I’d like you to take a moment to consider water in the context of a normal day at your house. Just mentally walk through your day and note all the times you use water. Washing your face, flushing the toilet, pouring your morning cup of coffee, wiping down the counter, washing breakfast dishes and so on throughout the day. Even if you don’t bathe or shower every day and it’s not laundry day (41 gallons on average per load), the amount of water you and your family uses on a daily basis adds up.
Now imagine if each and every drop of that water had to be hauled by hand in order for you to use it. This is the case for people in many developing nations where up to 750 million people lack access to clean water. In these areas women and children spend many hours everyday collecting water for drinking, cleaning and cooking.
So as a social science experiment, in order to see just how much time and energy it would take to procure water by hand, and to see how many innovative ways I could develop to conserve the hard won water, we have spent the past month (or more) without any running water in our house.
We filled up gallon jugs at my relative’s house (where we showered once a week) almost daily, and bought bottled water (in 5 gallon containers) for drinking and cooking. We perfected the water conservation method of dish washing – first heat a gallon of water on the stove, pour about 1/3 of the water into a large bowl, wash everything starting with the cleanest dishes and ending with pots and pans, setting aside the soapy clean dishes for a mass rinse. Once dishes are rinsed the rinse water goes into a bucket for use in flushing a toilet later on. When you have to haul water you try not to waste any.
As you might have guessed this wasn’t really a social science experiment to learn how people in third world countries cope. This was just life in our somewhat off grid setting where we capture rainwater from the roof of our barn and funnel it first into a 280 gallon tote and then into a 1,000 gallon cistern. Sometimes we don’t have enough rain. So we cope.
Coping became more difficult as the weeks turned into a month and winter took its toll. The severe cold cracked our water pump and froze the output in our sewer pipe so that any water that was poured down the drain eventually came back up – flooding the bathtub with disgusting brown water. That meant resorting to a do-it-yourself composting toilet and making sure that all the water that we used for cooking or cleaning went out the door, not down the drain.

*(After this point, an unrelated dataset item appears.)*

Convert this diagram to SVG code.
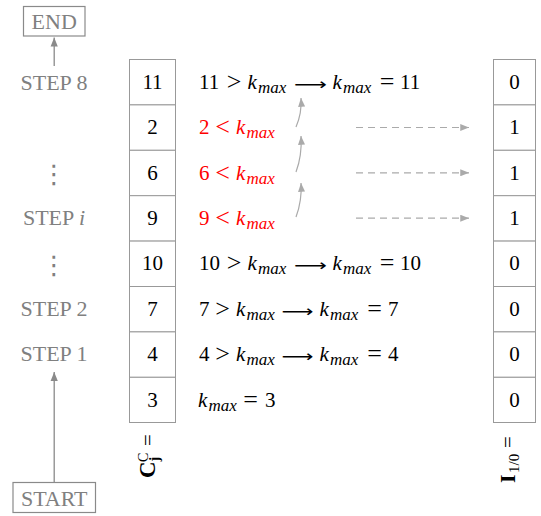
<svg xmlns="http://www.w3.org/2000/svg" width="541" height="516" viewBox="0 0 541 516">
<defs>
<marker id="ah" viewBox="0 0 10 8" refX="10" refY="4" markerWidth="9" markerHeight="7.5" markerUnits="userSpaceOnUse" orient="auto"><path d="M0,0 L10,4 L0,8 z" fill="#8a8a8a"/></marker>
<marker id="ahl" viewBox="0 0 10 8" refX="10" refY="4" markerWidth="9" markerHeight="7" markerUnits="userSpaceOnUse" orient="auto"><path d="M0,0 L10,4 L0,8 z" fill="#aaaaaa"/></marker>
<style>
.t{font-family:"Liberation Serif","Times New Roman",serif;font-size:21px;fill:#000}
.st{font-size:22px}
.g{fill:#808080}
.r{fill:#ff0000}
.i{font-style:italic}
.s{font-size:17px}
.m{text-anchor:middle}
.rel{font-size:26px;text-anchor:middle}
.ar{font-family:"DejaVu Sans",sans-serif;font-size:16px;text-anchor:middle}
.dots{font-family:"DejaVu Sans",sans-serif;font-size:26px;text-anchor:middle}
.cell{fill:#fff;stroke:#999;stroke-width:1}
.box{fill:#fff;stroke:#8a8a8a;stroke-width:1.2}
.vline{stroke:#8a8a8a;stroke-width:1.3;fill:none}
.dash{stroke:#aaaaaa;stroke-width:1.2;stroke-dasharray:7,5;fill:none}
.curve{stroke:#aaaaaa;stroke-width:1.2;fill:none}
</style>
</defs>

<g id="end">
<rect class="box" x="23.5" y="6.5" width="61.5" height="29.5"/>
<text class="t st g m" x="54.2" y="29">END</text>
</g>
<g id="start">
<rect class="box" x="13" y="482.5" width="82.5" height="30"/>
<text class="t st g m" x="54.2" y="506">START</text>
</g>

<g id="steps">
<text class="t st g m" x="54" y="90">STEP 8</text>
<text class="t g dots" x="54" y="183">⋮</text>
<text class="t st g m" x="54" y="225">STEP <tspan class="i">i</tspan></text>
<text class="t g dots" x="54" y="274">⋮</text>
<text class="t st g m" x="54" y="316">STEP 2</text>
<text class="t st g m" x="54" y="361">STEP 1</text>
</g>

<g id="col-c">
<rect class="cell" x="129.5" y="59.5" width="46" height="45.4"/>
<rect class="cell" x="129.5" y="104.9" width="46" height="45.4"/>
<rect class="cell" x="129.5" y="150.3" width="46" height="45.4"/>
<rect class="cell" x="129.5" y="195.7" width="46" height="45.4"/>
<rect class="cell" x="129.5" y="241.1" width="46" height="45.4"/>
<rect class="cell" x="129.5" y="286.5" width="46" height="45.4"/>
<rect class="cell" x="129.5" y="331.9" width="46" height="45.4"/>
<rect class="cell" x="129.5" y="377.3" width="46" height="45.2"/>
<text class="t m" x="152.5" y="89">11</text>
<text class="t m" x="152.5" y="134.3">2</text>
<text class="t m" x="152.5" y="179.7">6</text>
<text class="t m" x="152.5" y="225">9</text>
<text class="t m" x="152.5" y="270.4">10</text>
<text class="t m" x="152.5" y="315.8">7</text>
<text class="t m" x="152.5" y="361.2">4</text>
<text class="t m" x="152.5" y="406.5">3</text>
<g transform="translate(155,478) rotate(-90)">
<text class="t" x="0" y="0" style="font-weight:bold;font-size:23px">C</text>
<text class="t" x="16" y="-7" style="font-size:14px">C</text>
<text class="t" x="16.5" y="4" style="font-size:14px;font-weight:bold">j</text>
<text class="t" x="32" y="0">=</text>
</g>
</g>

<g id="col-i">
<rect class="cell" x="493.5" y="59.5" width="42" height="45.4"/>
<rect class="cell" x="493.5" y="104.9" width="42" height="45.4"/>
<rect class="cell" x="493.5" y="150.3" width="42" height="45.4"/>
<rect class="cell" x="493.5" y="195.7" width="42" height="45.4"/>
<rect class="cell" x="493.5" y="241.1" width="42" height="45.4"/>
<rect class="cell" x="493.5" y="286.5" width="42" height="45.4"/>
<rect class="cell" x="493.5" y="331.9" width="42" height="45.4"/>
<rect class="cell" x="493.5" y="377.3" width="42" height="45.2"/>
<text class="t m" x="514.5" y="89">0</text>
<text class="t m" x="514.5" y="134.3">1</text>
<text class="t m" x="514.5" y="179.7">1</text>
<text class="t m" x="514.5" y="225">1</text>
<text class="t m" x="514.5" y="270.4">0</text>
<text class="t m" x="514.5" y="315.8">0</text>
<text class="t m" x="514.5" y="361.2">0</text>
<text class="t m" x="514.5" y="406.5">0</text>
<g transform="translate(515,483) rotate(-90)">
<text class="t" x="0" y="0" style="font-weight:bold;font-size:22px">I</text>
<text class="t" x="10" y="4" style="font-size:15px">1/0</text>
<text class="t" x="35" y="0">=</text>
</g>
</g>

<g id="steps-math">
<g id="row1">
<text class="t" x="199" y="89">11</text>
<text class="t rel" x="234.2" y="90">&gt;</text>
<text class="t i" x="247.5" y="89">k</text>
<text class="t i s" x="258" y="93">max</text>
<text class="t ar" x="310.5" y="90" textLength="33" lengthAdjust="spacingAndGlyphs">⟶</text>
<text class="t i" x="332.5" y="89">k</text>
<text class="t i s" x="343" y="93">max</text>
<text class="t rel" x="387" y="90">=</text>
<text class="t" x="400" y="89">11</text>
</g>
<g id="row2">
<text class="t r" x="199" y="134.3">2</text>
<text class="t r rel" x="222.5" y="135.3">&lt;</text>
<text class="t r i" x="236" y="134.3">k</text>
<text class="t r i s" x="246.5" y="138.3">max</text>
</g>
<g id="row3">
<text class="t r" x="199" y="179.7">6</text>
<text class="t r rel" x="222.5" y="180.7">&lt;</text>
<text class="t r i" x="236" y="179.7">k</text>
<text class="t r i s" x="246.5" y="183.7">max</text>
</g>
<g id="row4">
<text class="t r" x="199" y="225">9</text>
<text class="t r rel" x="222.5" y="226">&lt;</text>
<text class="t r i" x="236" y="225">k</text>
<text class="t r i s" x="246.5" y="229">max</text>
</g>
<g id="row5">
<text class="t" x="199" y="270.4">10</text>
<text class="t rel" x="234.2" y="271.4">&gt;</text>
<text class="t i" x="247.5" y="270.4">k</text>
<text class="t i s" x="258" y="274.4">max</text>
<text class="t ar" x="310.5" y="271.4" textLength="33" lengthAdjust="spacingAndGlyphs">⟶</text>
<text class="t i" x="332.5" y="270.4">k</text>
<text class="t i s" x="343" y="274.4">max</text>
<text class="t rel" x="387" y="271.4">=</text>
<text class="t" x="400" y="270.4">10</text>
</g>
<g id="row6">
<text class="t" x="199" y="315.8">7</text>
<text class="t rel" x="222.5" y="316.8">&gt;</text>
<text class="t i" x="236" y="315.8">k</text>
<text class="t i s" x="246.5" y="319.8">max</text>
<text class="t ar" x="297.5" y="316.8" textLength="32" lengthAdjust="spacingAndGlyphs">⟶</text>
<text class="t i" x="319.5" y="315.8">k</text>
<text class="t i s" x="330" y="319.8">max</text>
<text class="t rel" x="374.5" y="316.8">=</text>
<text class="t" x="388" y="315.8">7</text>
</g>
<g id="row7">
<text class="t" x="199" y="361.2">4</text>
<text class="t rel" x="222.5" y="362.2">&gt;</text>
<text class="t i" x="236" y="361.2">k</text>
<text class="t i s" x="246.5" y="365.2">max</text>
<text class="t ar" x="297.5" y="362.2" textLength="32" lengthAdjust="spacingAndGlyphs">⟶</text>
<text class="t i" x="319.5" y="361.2">k</text>
<text class="t i s" x="330" y="365.2">max</text>
<text class="t rel" x="374.5" y="362.2">=</text>
<text class="t" x="388" y="361.2">4</text>
</g>
<g id="row8">
<text class="t i" x="198" y="406.5">k</text>
<text class="t i s" x="208.5" y="410.5">max</text>
<text class="t rel" x="250.5" y="407.5">=</text>
<text class="t" x="265" y="406.5">3</text>
</g>
</g>

<g id="connectors">
<line class="vline" x1="54.2" y1="66" x2="54.2" y2="37.5" marker-end="url(#ah)"/>
<line class="vline" x1="54.2" y1="482" x2="54.2" y2="372" marker-end="url(#ah)"/>
<path class="curve" d="M296,127 C299,120 302,112 301,98" marker-end="url(#ahl)"/>
<path class="curve" d="M296,172 C299,164 302,153 301,136" marker-end="url(#ahl)"/>
<path class="curve" d="M296,217 C299,209 302,199 301,183" marker-end="url(#ahl)"/>
<line class="dash" x1="356" y1="127.5" x2="469" y2="127.5" marker-end="url(#ahl)"/>
<line class="dash" x1="356" y1="172.8" x2="469" y2="172.8" marker-end="url(#ahl)"/>
<line class="dash" x1="356" y1="218.2" x2="469" y2="218.2" marker-end="url(#ahl)"/>
</g>
</svg>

I’m happy to say our experiment came to an end today – we had some nice snow melt followed by rain and have at least a couple hundred gallons of water in the cistern (and more rain in the forecast for Friday). The pump was repaired and the frozen clog in the sewer pipe has melted with the warming weather. We have water, glorious water!
By the way, the USGS has a survey you can complete to get an idea just how much water you use in total gallons per day if you are curious about your water use. Since it was down this afternoon when I was writing this post I will share that according to the EPA a typical U.S. household uses 260 gallons of water a day. We (family of five with pets) found we could make it on about 12-15 gallons on week days (so away from home most of the day) without bathing or doing laundry and by being less than finicky about how often the toilet had to be flushed!